-- START --
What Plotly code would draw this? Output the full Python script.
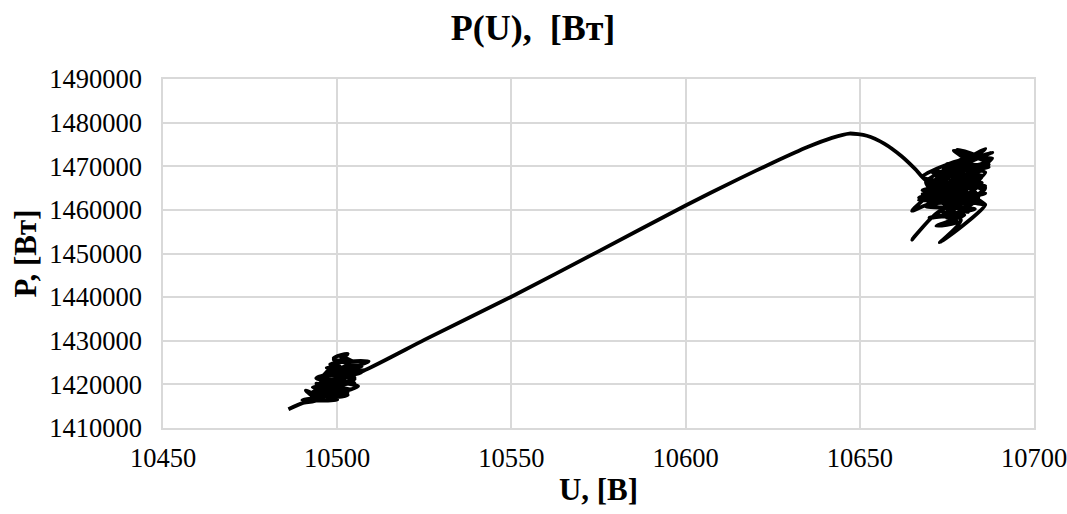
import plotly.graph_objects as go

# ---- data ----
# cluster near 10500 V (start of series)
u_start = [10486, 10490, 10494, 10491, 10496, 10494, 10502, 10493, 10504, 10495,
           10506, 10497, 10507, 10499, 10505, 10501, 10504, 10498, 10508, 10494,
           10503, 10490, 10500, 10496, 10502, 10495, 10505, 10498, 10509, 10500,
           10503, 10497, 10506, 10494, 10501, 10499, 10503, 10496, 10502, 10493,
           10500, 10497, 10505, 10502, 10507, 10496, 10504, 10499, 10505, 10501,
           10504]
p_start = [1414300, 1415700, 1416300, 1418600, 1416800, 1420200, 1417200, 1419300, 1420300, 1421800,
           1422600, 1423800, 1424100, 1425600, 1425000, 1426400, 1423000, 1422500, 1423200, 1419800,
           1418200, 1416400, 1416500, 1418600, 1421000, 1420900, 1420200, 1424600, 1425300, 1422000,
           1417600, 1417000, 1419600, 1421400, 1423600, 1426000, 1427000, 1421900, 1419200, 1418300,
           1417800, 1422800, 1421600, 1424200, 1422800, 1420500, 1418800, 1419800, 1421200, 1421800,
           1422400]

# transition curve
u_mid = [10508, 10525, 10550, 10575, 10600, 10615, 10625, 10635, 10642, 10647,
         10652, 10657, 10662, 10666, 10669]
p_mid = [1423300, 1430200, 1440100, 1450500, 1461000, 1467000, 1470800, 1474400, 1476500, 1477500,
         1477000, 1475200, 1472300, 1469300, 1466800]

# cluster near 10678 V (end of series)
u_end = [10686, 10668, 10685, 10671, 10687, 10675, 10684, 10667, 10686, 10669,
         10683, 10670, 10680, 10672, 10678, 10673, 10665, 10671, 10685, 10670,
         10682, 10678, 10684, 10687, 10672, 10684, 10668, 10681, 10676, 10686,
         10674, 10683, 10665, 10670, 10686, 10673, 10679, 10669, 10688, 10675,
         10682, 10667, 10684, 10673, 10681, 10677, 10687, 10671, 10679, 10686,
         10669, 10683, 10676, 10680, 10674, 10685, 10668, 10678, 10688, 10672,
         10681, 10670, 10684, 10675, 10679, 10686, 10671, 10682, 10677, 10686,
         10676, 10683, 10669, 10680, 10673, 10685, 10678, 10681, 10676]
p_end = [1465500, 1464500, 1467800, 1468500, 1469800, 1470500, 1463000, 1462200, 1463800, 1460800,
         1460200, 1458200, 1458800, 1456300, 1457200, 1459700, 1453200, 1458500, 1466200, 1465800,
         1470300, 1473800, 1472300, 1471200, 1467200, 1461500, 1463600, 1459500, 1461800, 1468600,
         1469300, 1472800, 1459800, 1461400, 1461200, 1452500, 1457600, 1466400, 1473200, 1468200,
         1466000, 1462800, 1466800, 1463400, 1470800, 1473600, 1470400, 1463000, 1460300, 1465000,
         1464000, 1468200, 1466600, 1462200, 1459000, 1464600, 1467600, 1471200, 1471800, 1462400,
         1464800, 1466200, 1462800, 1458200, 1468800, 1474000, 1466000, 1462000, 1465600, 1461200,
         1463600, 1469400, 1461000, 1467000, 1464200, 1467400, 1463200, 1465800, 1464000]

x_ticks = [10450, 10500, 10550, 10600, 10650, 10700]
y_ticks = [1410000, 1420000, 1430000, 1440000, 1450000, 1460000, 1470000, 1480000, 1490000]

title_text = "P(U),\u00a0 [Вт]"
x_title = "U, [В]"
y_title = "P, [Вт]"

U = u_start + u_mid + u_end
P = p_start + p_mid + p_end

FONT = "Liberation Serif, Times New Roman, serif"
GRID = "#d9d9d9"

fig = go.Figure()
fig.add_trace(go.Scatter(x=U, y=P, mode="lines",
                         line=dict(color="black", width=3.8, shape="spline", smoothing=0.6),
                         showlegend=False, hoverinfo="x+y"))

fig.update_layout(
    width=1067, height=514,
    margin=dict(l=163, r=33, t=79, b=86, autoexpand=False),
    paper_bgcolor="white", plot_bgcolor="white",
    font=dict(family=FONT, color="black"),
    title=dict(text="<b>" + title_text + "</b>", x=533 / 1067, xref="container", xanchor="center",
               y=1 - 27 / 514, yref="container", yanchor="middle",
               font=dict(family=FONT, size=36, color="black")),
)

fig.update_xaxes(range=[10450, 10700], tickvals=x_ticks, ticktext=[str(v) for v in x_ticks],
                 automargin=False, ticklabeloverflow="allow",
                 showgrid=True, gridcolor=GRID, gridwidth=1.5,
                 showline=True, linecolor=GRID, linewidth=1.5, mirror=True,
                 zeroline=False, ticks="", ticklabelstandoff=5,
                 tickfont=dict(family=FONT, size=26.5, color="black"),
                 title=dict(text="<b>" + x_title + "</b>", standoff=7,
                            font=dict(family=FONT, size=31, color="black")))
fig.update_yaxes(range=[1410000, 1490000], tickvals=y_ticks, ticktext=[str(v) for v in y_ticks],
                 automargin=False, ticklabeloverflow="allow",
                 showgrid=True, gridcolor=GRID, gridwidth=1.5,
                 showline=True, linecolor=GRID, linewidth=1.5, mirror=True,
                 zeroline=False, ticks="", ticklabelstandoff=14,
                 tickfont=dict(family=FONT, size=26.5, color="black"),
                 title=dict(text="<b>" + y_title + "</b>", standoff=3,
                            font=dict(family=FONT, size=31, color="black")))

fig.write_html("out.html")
-- END --
-- START --
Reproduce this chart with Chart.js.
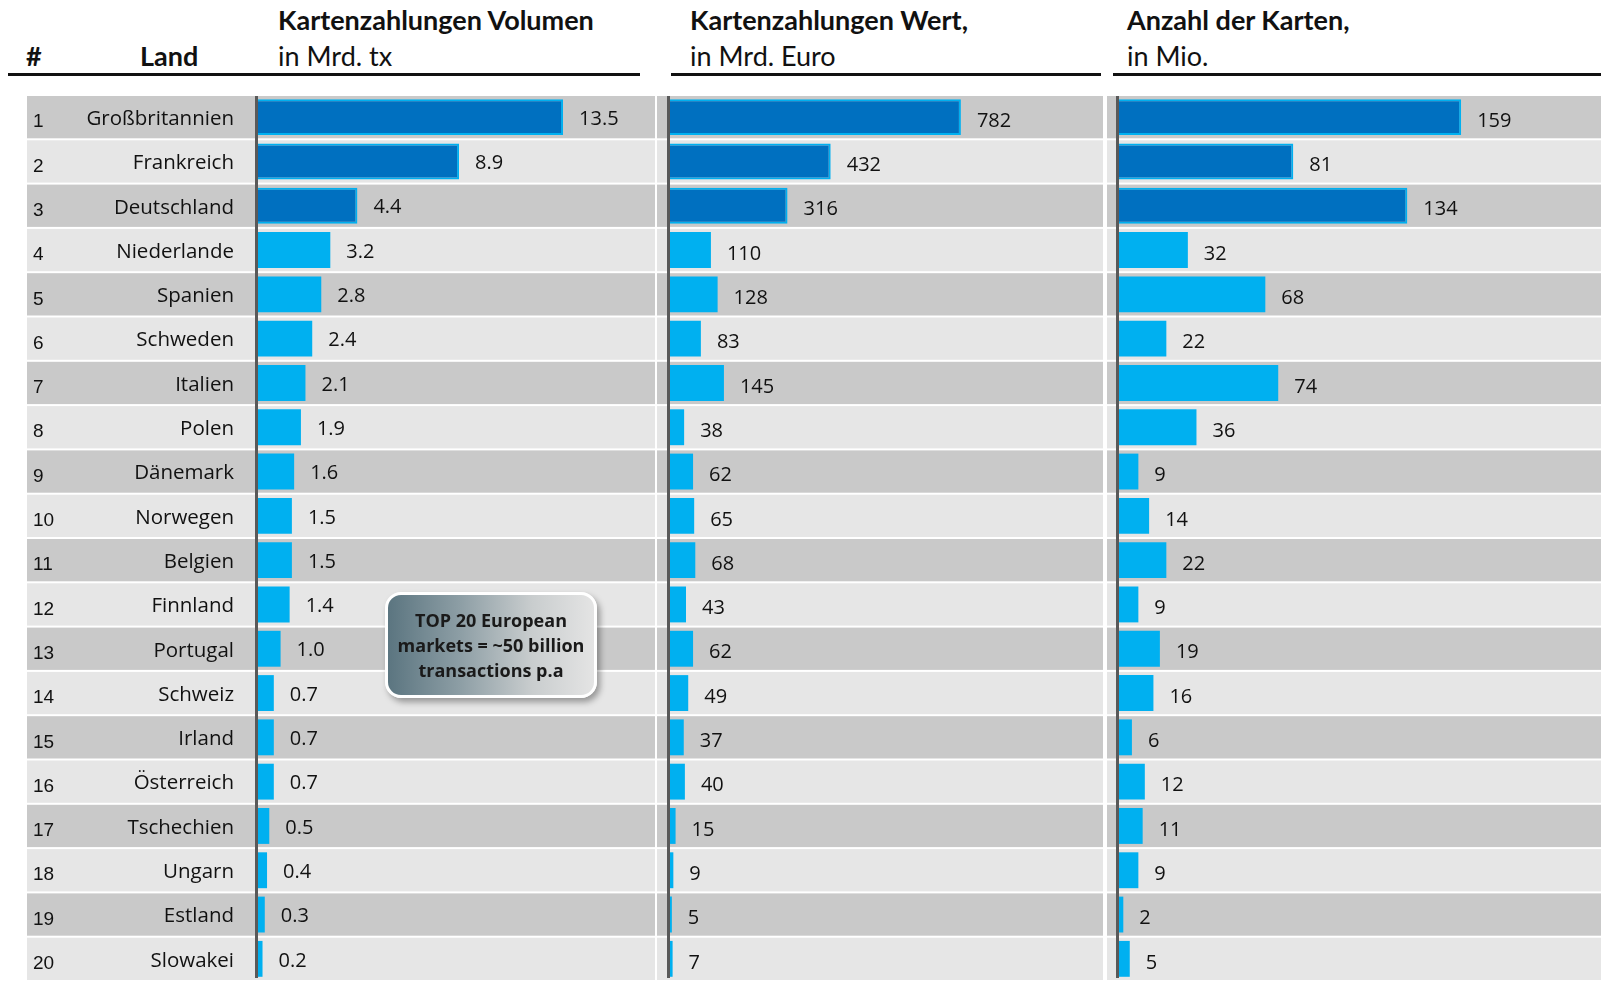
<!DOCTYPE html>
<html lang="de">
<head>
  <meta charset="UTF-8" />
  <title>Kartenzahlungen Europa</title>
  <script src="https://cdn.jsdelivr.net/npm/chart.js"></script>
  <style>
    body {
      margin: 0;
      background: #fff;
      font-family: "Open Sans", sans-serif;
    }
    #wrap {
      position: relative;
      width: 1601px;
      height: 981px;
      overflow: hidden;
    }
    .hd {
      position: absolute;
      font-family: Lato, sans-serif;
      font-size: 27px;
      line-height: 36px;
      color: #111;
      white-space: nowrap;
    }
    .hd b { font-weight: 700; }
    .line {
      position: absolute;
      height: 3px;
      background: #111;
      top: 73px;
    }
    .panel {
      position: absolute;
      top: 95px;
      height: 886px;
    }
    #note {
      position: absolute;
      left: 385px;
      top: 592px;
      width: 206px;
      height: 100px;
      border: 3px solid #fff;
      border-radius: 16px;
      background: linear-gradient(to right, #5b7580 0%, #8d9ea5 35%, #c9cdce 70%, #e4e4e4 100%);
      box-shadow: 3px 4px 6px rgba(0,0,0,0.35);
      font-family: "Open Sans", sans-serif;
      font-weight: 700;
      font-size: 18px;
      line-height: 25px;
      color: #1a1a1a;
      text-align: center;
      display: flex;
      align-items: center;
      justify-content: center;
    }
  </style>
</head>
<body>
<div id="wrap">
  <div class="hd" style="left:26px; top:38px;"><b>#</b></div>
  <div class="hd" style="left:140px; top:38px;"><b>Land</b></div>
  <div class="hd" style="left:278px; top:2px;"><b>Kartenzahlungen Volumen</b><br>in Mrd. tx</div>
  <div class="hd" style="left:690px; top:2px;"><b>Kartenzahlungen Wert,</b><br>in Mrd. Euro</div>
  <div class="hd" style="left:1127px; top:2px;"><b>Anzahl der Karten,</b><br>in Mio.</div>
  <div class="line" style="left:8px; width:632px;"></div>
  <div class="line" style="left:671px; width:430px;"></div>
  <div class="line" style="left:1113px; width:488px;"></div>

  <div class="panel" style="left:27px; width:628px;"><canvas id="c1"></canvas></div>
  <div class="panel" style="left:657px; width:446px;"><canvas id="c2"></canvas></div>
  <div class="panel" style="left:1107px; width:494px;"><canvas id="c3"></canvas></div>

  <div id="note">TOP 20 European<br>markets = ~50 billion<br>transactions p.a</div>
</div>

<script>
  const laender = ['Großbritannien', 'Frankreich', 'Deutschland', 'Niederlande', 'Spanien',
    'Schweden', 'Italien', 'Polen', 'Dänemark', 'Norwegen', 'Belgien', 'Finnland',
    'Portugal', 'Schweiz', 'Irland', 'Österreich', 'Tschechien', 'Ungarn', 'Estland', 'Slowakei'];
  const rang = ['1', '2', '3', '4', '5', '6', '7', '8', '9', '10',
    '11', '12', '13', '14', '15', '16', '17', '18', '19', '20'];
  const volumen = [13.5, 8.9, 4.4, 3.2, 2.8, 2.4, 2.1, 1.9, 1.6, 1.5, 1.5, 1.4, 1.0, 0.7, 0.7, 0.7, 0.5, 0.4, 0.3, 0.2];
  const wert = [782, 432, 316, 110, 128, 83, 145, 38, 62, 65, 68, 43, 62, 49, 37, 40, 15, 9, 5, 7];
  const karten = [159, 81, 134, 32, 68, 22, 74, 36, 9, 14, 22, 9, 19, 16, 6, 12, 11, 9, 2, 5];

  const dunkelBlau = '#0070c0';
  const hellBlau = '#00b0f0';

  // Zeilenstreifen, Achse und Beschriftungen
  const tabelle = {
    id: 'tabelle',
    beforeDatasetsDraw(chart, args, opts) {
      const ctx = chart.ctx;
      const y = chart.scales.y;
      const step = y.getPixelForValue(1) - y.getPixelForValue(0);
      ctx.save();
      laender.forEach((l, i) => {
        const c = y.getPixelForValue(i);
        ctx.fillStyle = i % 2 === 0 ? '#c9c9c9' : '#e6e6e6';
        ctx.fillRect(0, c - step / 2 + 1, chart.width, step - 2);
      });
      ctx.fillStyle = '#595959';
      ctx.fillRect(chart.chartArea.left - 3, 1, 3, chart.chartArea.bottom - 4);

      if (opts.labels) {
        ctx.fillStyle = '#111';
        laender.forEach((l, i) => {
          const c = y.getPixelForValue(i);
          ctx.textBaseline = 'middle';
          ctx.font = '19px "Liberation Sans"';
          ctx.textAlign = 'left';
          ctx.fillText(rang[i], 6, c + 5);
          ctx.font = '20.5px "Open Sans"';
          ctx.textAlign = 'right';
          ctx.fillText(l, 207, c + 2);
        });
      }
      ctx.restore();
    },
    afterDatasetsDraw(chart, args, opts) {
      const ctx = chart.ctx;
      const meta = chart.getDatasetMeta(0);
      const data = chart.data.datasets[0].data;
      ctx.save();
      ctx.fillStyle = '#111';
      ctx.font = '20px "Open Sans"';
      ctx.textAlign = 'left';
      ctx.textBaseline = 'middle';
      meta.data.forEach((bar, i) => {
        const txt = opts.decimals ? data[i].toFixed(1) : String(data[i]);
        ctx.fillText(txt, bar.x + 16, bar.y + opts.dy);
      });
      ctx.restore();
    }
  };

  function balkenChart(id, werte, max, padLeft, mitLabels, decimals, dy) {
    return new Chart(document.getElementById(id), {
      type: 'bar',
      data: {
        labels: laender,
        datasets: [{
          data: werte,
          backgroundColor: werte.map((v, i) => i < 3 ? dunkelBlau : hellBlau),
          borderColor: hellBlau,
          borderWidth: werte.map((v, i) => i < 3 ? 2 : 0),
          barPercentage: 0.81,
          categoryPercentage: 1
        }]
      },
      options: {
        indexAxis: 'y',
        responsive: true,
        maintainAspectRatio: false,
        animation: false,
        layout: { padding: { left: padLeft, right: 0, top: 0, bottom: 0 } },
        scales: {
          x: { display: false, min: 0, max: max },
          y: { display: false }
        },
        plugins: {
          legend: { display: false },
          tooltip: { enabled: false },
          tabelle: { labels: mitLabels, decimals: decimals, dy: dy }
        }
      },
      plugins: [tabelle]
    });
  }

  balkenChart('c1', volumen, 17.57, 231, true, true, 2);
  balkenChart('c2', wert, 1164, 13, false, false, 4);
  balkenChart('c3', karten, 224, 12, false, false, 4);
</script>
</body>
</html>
-- END --
-- START --
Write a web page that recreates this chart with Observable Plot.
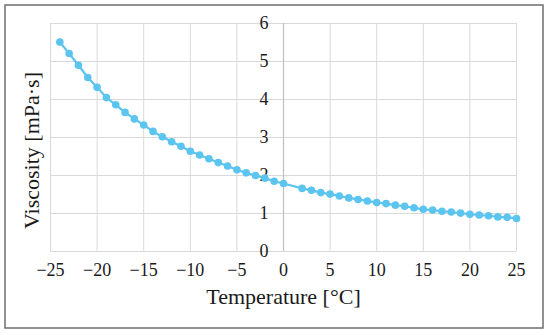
-- END --
**What to produce**
Pictures do not belong in the copy. Reproduce exactly the lines from the one with "What Plotly code" to the one with "1477000, 1475200, 1472300, 1469300, 1466800]", both lines included.

**Response to this task**
What Plotly code would draw this? Output the full Python script.
import plotly.graph_objects as go

# ---- data ----
# cluster near 10500 V (start of series)
u_start = [10486, 10490, 10494, 10491, 10496, 10494, 10502, 10493, 10504, 10495,
           10506, 10497, 10507, 10499, 10505, 10501, 10504, 10498, 10508, 10494,
           10503, 10490, 10500, 10496, 10502, 10495, 10505, 10498, 10509, 10500,
           10503, 10497, 10506, 10494, 10501, 10499, 10503, 10496, 10502, 10493,
           10500, 10497, 10505, 10502, 10507, 10496, 10504, 10499, 10505, 10501,
           10504]
p_start = [1414300, 1415700, 1416300, 1418600, 1416800, 1420200, 1417200, 1419300, 1420300, 1421800,
           1422600, 1423800, 1424100, 1425600, 1425000, 1426400, 1423000, 1422500, 1423200, 1419800,
           1418200, 1416400, 1416500, 1418600, 1421000, 1420900, 1420200, 1424600, 1425300, 1422000,
           1417600, 1417000, 1419600, 1421400, 1423600, 1426000, 1427000, 1421900, 1419200, 1418300,
           1417800, 1422800, 1421600, 1424200, 1422800, 1420500, 1418800, 1419800, 1421200, 1421800,
           1422400]

# transition curve
u_mid = [10508, 10525, 10550, 10575, 10600, 10615, 10625, 10635, 10642, 10647,
         10652, 10657, 10662, 10666, 10669]
p_mid = [1423300, 1430200, 1440100, 1450500, 1461000, 1467000, 1470800, 1474400, 1476500, 1477500,
         1477000, 1475200, 1472300, 1469300, 1466800]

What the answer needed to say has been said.